Proprietary estoppel arises when a person gives a promise or assurance to another person that they have or will be given an interest in property and that other person reasonably relies on the promise or assurance to their detriment. The Supreme Court has confirmed in Guest and another v Guest [2022] UKSC 27; [2022] PLSCS 169 that the proper basis for a remedy for proprietary estoppel is the promisee’s expectation and not the detriment they have suffered.

The case concerned a dispute between members of a farming family over the future of the family farm near Chepstow. After leaving school in 1982, Andrew lived and worked on the farm with his parents for 32 years, with increasing responsibilities. He was paid for his work but at relatively low rates. He had been promised by his parents, David and Josephine, that he would inherit a substantial but unspecified share of the farm, sufficient to enable him to continue a viable farming business after David’s death. David and Josephine had made wills in 1981 providing for him and their other son, Ross, to inherit the farm in equal shares subject to financial provision for their daughter, Jan.

From around 2008, the relationship between Andrew and his parents began to deteriorate. In May 2014, David and Josephine made new wills removing Andrew’s inheritance. In April 2015, they dissolved their farming partnership with Andrew and gave him notice to quit the property on the farm in which he lived with his family.

Andrew issued proceedings claiming a share in the farm or its monetary equivalent on the grounds of proprietary estoppel. The trial judge decided that he had continued to work on the farm for little financial reward because he reasonably relied, to his detriment, on assurances made by his parents as to his future inheritance of the farm.
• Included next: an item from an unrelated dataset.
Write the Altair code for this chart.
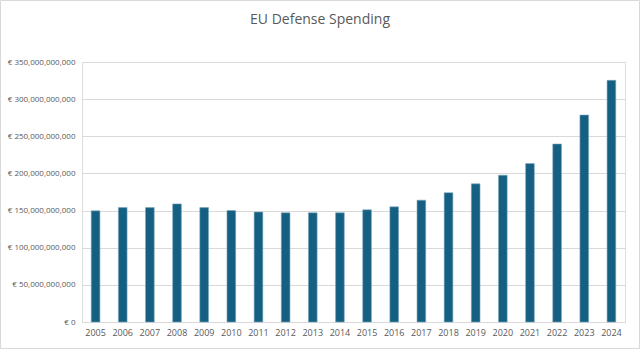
import altair as alt
import pandas as pd

years = [str(y) for y in range(2005, 2025)]
spending_bn = [149.6, 154, 154, 159, 154, 150, 148, 147, 147, 147,
               151, 155, 164, 174, 186, 197.6, 213.2, 239.6, 278.6, 325.3]
y_ticks_bn = [0, 50, 100, 150, 200, 250, 300, 350]

df = pd.DataFrame({"year": years, "spending": [v * 1e9 for v in spending_bn]})

FONT = "Open Sans"
GRAY = "#595959"

base = alt.Chart(df)

bars = base.mark_bar(color="#156082", stroke="#7aa6bc", strokeWidth=0.6).encode(
    x=alt.X("year:N", sort=years, title=None,
            scale=alt.Scale(paddingInner=0.68, paddingOuter=0.34),
            axis=alt.Axis(labelAngle=0, ticks=False, domainColor="#d9d9d9",
                          labelColor=GRAY, labelFont=FONT, labelFontSize=9,
                          labelPadding=6)),
    y=alt.Y("spending:Q", title=None,
            scale=alt.Scale(domain=[0, 350e9], nice=False),
            axis=alt.Axis(values=[v * 1e9 for v in y_ticks_bn],
                          labelExpr="'€ ' + format(datum.value, ',')",
                          ticks=False, domain=False, gridColor="#d9d9d9",
                          labelColor=GRAY, labelFont=FONT, labelFontSize=8,
                          labelPadding=7)),
)

border = alt.Chart(pd.DataFrame({"a": [0]})).mark_rect(
    fill=None, stroke="#d9d9d9", strokeWidth=1, clip=False
).encode(
    x=alt.value(-81.5), x2=alt.value(557.5),
    y=alt.value(-61.5), y2=alt.value(286.5),
)

chart = alt.layer(bars, border).properties(
    width=543, height=260,
    padding={"left": 82, "top": 62, "right": 15, "bottom": 27},
    autosize=alt.AutoSizeParams(type="none"),
    title=alt.TitleParams("EU Defense Spending", font=FONT, fontSize=14,
                          fontWeight="normal", color=GRAY, anchor="middle",
                          dx=-33.5, offset=-27),
).configure_view(stroke=None).configure(background="white")

chart.save("out.html", embed_options={"renderer": "svg", "actions": False})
The parents were ordered to make Andrew an immediate payment of around £1.3m – 50% of the value of the farming business and 40% of the value of the land and farm buildings – to satisfy his expectation as to what he would have inherited.

The parents’ appeal to the Court of Appeal – that the judge should have fashioned the remedy not on Andrew’s expected inheritance but on his contribution to the value of the farm or his loss of opportunity to work elsewhere – failed. Their appeal to the Supreme Court succeeded in part.

The aim of proprietary estoppel is to prevent or compensate for the unconscionability of a person going back on a promise which another has relied upon to their detriment: it has not been – and should not be – about valuing the detriment. The trial judge was right to adopt an approach based on Andrew’s expected inheritance but did not adequately discount the sum awarded to reflect the fact that he would receive compensation earlier than he had expected to inherit an interest in the farm. The parents could choose between alternative remedies of either putting the farm in trust in favour of their children subject to a life interest or paying compensation to Andrew now but with a reduction to reflect his earlier-than-anticipated receipt.